Frederick Lewis Appel, Gretta Chambers and Zhiguo Wang

A credit to their town

Chancellor Gretta Chambers received confirmation of something her friends and admirers suspected all along--she is a Great Montrealer. Chambers was formally inducted into the Academy of Great Montrealers last month, along with author Arlette Cousture and businessman Serge Saucier.

Run by the Board of Trade of Metropolitan Montreal, the academy celebrates the achievements of individuals who have helped bolster the prestige of the city.

Other members of the academy include former prime minister Pierre Trudeau, business leaders Charles Bronfman, Paul Desmarais and Jean Coutu, playwright Michel Trembley, conductor Charles Dutoit and hockey legend Jean Beliveau.
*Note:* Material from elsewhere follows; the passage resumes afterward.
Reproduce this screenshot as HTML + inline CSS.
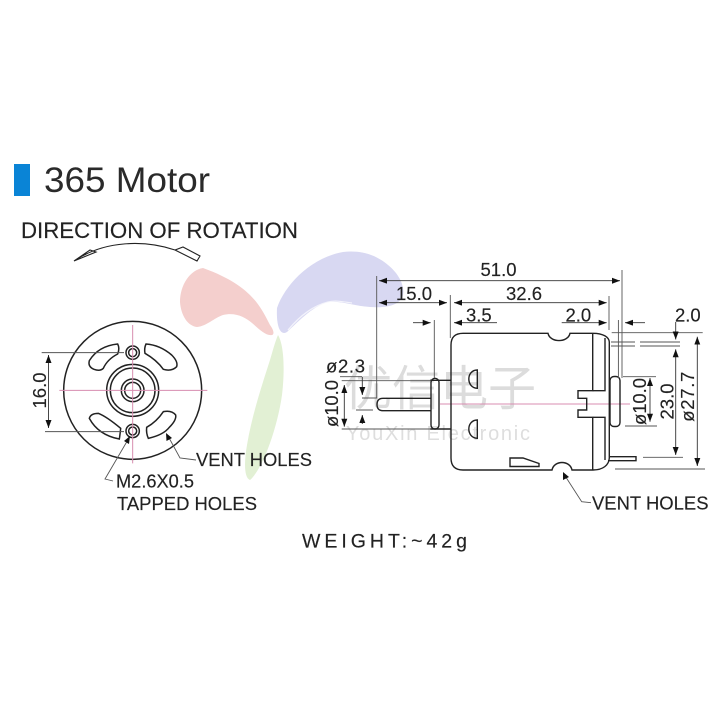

New academy members are selected in a vote amongst the current members of the academy.

Chambers is credited with being one of the province's first anglophone journalists to take a serious interest in francophone Quebec. A weekly columnist with the Gazette and a frequent political commentator on CBC Newsworld and CBC Radio, Chambers chairs the Quebec Ministry of Education's Advisory Board on English Education and the McGill University Montreal Children's Hospital Research Institute.

The academy also recently handed out its annual Prix d'Excellence for outstanding doctoral research by graduate students enrolled in Montreal universities. McGill scholars took two of the four awards.
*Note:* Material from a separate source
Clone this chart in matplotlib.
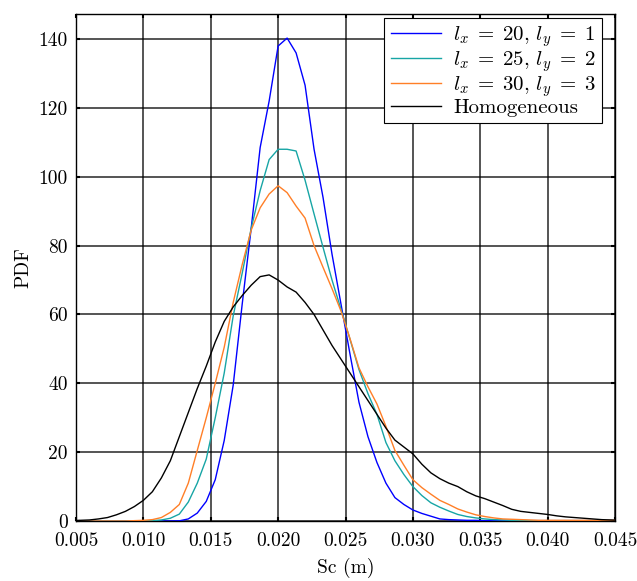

Political science doctoral student Frederick Lewis Appel won for his thesis on Frederick Nietzsche, arguing that although Nietzche is celebrated for his claim of being "beyond good or evil," the German philosopher did in fact distinguish between higher, admirable types of behaviour and lower, contemptible ones. Appel belives that Nietzche sought to promote the former, albeit by favouring a gifted elite of "higher" humans.

Zhiguo Wang, who worked on his PhD in the Department of Pharmacology and Therapeutics, was also singled out. Wang's thesis examines cardiac electrical activity. His research helped identify a potassium ion channel in the human heart that plays an important role in governing cardiac electrical activity and Wang also assisted in identifying the gene that encodes for this newly dicovered channel. In studying several clinically used drugs, Wang and his co-investigators noticed a novel type of drug action that might offer improved results and fewer side effects in the treatment of cardiac electrical disorders.